Revisionist accounts of the Sex Pistols paint McLaren as a glorified pantomime villain. Julien Temple's documentary The Filth and The Fury portrays him as an often incompetent manager who always foregrounded his own contribution at the expense of that of the band. McLaren concedes that the film includes some "incredible live footage of the Sex Pistols," but bemoans its joylessness. "It was too much of a sad movie. I don't remember punk rock being like that. I always remember it as a ticket to the carnival for a better life. This movie made it feel very downbeat. I don't think that was the case. The manipulation that I was accused of – all of that is absolutely true. But ultimately, it was to express something that was going to be a vital ingredient in changing culture and life within the British Isles."

The arch-manipulator is still up to his tricks. He has just formed his own film company – Malcolm McLaren Productions – and is to partner with Jeremy Thomas (The Last Emperor, Crash) on a new movie based on the best-selling book, Fast Food Nation: The Dark Side Of The All-American Meal, by Eric Schlosser. The aim is to fashion a drama out of Schlosser's often horrifying research into the way the fast-food industry works. McLaren wants Alfonso Cuarón to direct.

The film – which will be largely in Spanish – represents his first real foray into Mexican and Latino culture. Just as 25 years ago he was at the forefront of punk, he now wants to make the first "real Spanish-speaking American movie that combines both the lives of the new second generation of Mexicans with the Anglo-Saxons and the the Caucasians that live in the United States. That's where the new teen culture is."

He promises that not only will the film expose the scandalous conditions that the mainly Latino workforce faces every day in the abattoirs and meat-packing plants, it will also be irreverent and entertaining. "The idea is to make a drama about the young and the new generation who work within the fast-food industry at many different levels," he explains.

Meanwhile, back in Britain, McLaren is busy with Bill Buford, literary editor of The New Yorker, on a screen adaptation of the latter's Among The Thugs. The book chronicles Buford's experiences travelling with and observing English football hooligans over a period of eight years. McLaren, who used to be a "huge Arsenal fan," describes the project as a black comedy. "It combines football hooliganism and the rave culture that got bound up with it. It's from Ibiza to Millwall and back. It has the uncanny quality of the mob, the drug aspect, and then the aspect that all these people who were sent down, as soon as they got out of jail, were the guys organising all the raves in Ibiza."
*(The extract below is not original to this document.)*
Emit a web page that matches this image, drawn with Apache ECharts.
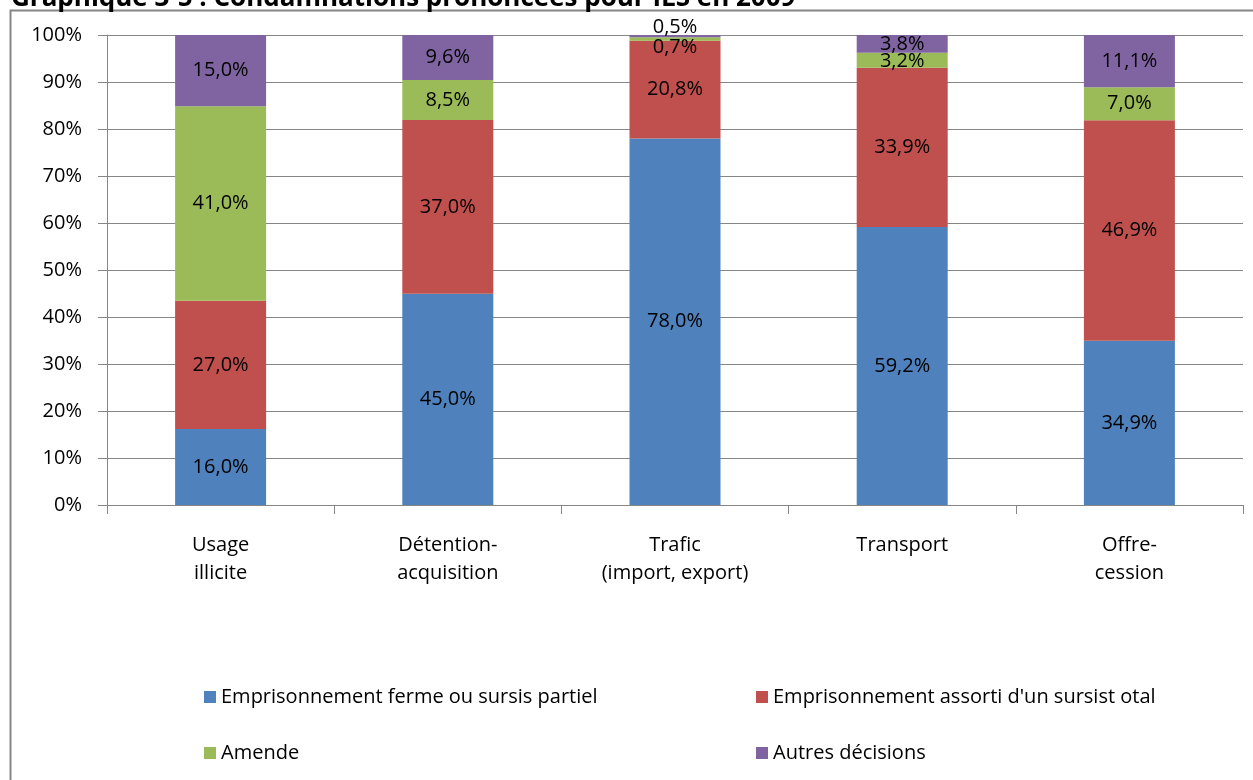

Unlike many of his contemporaries from 1977 – John Lydon and Westwood among them – McLaren is as anti-royalist now as he was back in the days when the Pistols' "God Save The Queen" was topping the charts. When asked if he'll be joining any street parties, he rolls his eyes and says, "The so-called golden jubilee will be nothing more than a beer commercial for fascism." But he acknowledges the irony in the fact that punk has now become a part of the heritage industry it set itself so fiercely against. "Oxford Street will flaunt images created in the Seventies with a safety pin through the Queen's nose, as well as very pretty pictures of the Queen with diamanté-studded slogans that say 'Isn't she brilliant! She's a one-off!' And most people will probably buy them both."